Clementsport is a community in the Canadian province of Nova Scotia, located in Annapolis County. It is on the southern shore of the Annapolis Basin and is on Nova Scotia Trunk 1.

The village was established originally as Clements Township by United Empire Loyalists from Long Island, NY, who came to the region at the end of the American Revolution, c. 1785. Its original boundaries extended southwest to the Bear River, south to what was originally called the Hessian Line and is now the Clementsvale Road, and northeast as far as Allain's Creek at the edge of Annapolis Royal. This area included what is now the village of Deep Brook, the village of Cornwallis Park on the site of the former CFB Cornwallis, and Upper Clements Parks. Several homes and churches in the village date to the late 18th and early 19th century.

Formerly an industrial town, Clementsport was the site of extensive wooden shipbuilding, and had an iron smelting factory and dockworks at the mouth of the Moose River. Stores and residences were built out over the river on wooden pilings and stilts, similar to the still-existing structures in the nearby village of Bear River.

The decline of wooden shipbuilding led to the decline of the town, and none of the structures that were built over the river remain. More recent economic decline in the region has led to the closure of several local businesses, including a gas station, convenience stores, a pizzeria, art galleries, and a bed and breakfast.

Clementsport is situated on the Annapolis Basin, along the Moose River. It is at roughly the half-way point between Annapolis Royal and Digby, along Highway 1.

Local Attractions

The Clementsport branch of the Royal Canadian Legion offers a full supper every Friday night and provides a variety of entertainment including live music, cards, crafts and social groups. It serves as a community centre, hosting meetings of groups like the Clements Historical Society and the garden club.

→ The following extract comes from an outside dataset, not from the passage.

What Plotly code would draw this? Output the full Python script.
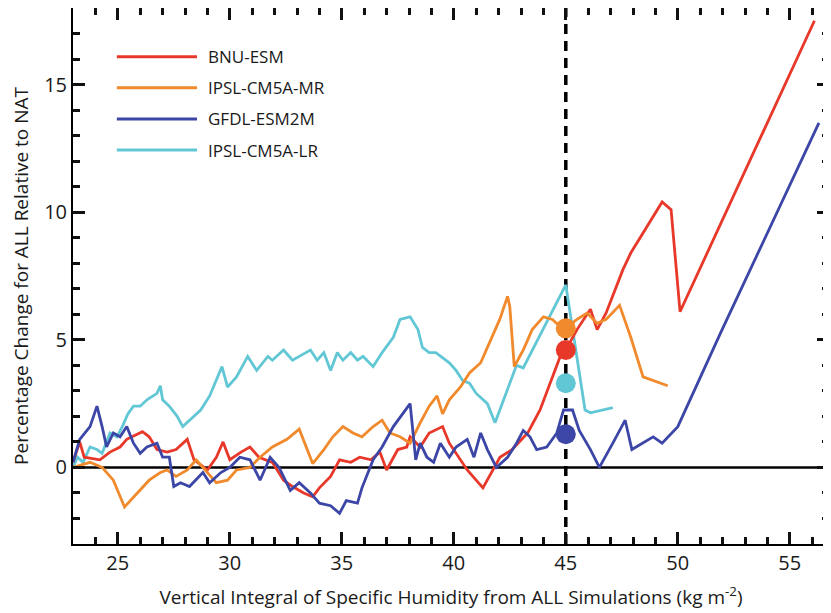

Some locals may be able to direct visitors to the scenic Clementsport Waterfall.

Clementsport has a rug hooking studio, located in the former Community Center on Clementsport Road, and also has two antique shops.

There is also a post office in Clementsport.

Where Route 1 crosses the Moose River, the site of the long-gone shops of Clementsport, there are two memorials:

The first commemorates the exploits of fourteen Clementsport sea captains from the Rawding family. The plaque on the memorial lists the captains' names and dates (between 1771 and 1964), and adds:

"These sea captains, all resident in this locality and members of the one family, roamed the seven seas for 150 years and had under their command some of the largest vessels then existing."

The second cairn, topped by a huge hammer, commemorates the Annapolis Iron Mining Company. The plaque states:

"The trip hammer on which this plaque is placed is all that remains of the Annapolis Iron Mining Company operations. The iron mine was situated three miles south of this location and ore transported in trucks drawn by horses on a railway with rails of maple wood. The extensive stone and brick buildings for smelting and iron working were situated on the eastern side of the mouth of this river. Operations started in 1825 and terminated in 1862."

Former Residents of Note

Clementsport is the birthplace of Edward P. Morse, the industrialist and proprietor of the Morse Dry Dock and Repair Company of New York.

Famous actress Theda Bara visited her parents regularly in this community.

Country legend Wilf Carter spent his summers, as a youth, in Clementsport, visiting relatives who lived in the community.

Gloria Roth, a square-dance caller and organizer of the Maritime Callers' Association, ran an annual square-dance camp at "The House of Roth" for over 30 years, starting around 1970. People traveled to Clementsport from all over North America for the summer activities. Roth was inducted into the Square Dance Foundation of New England's Hall of Fame in 2002.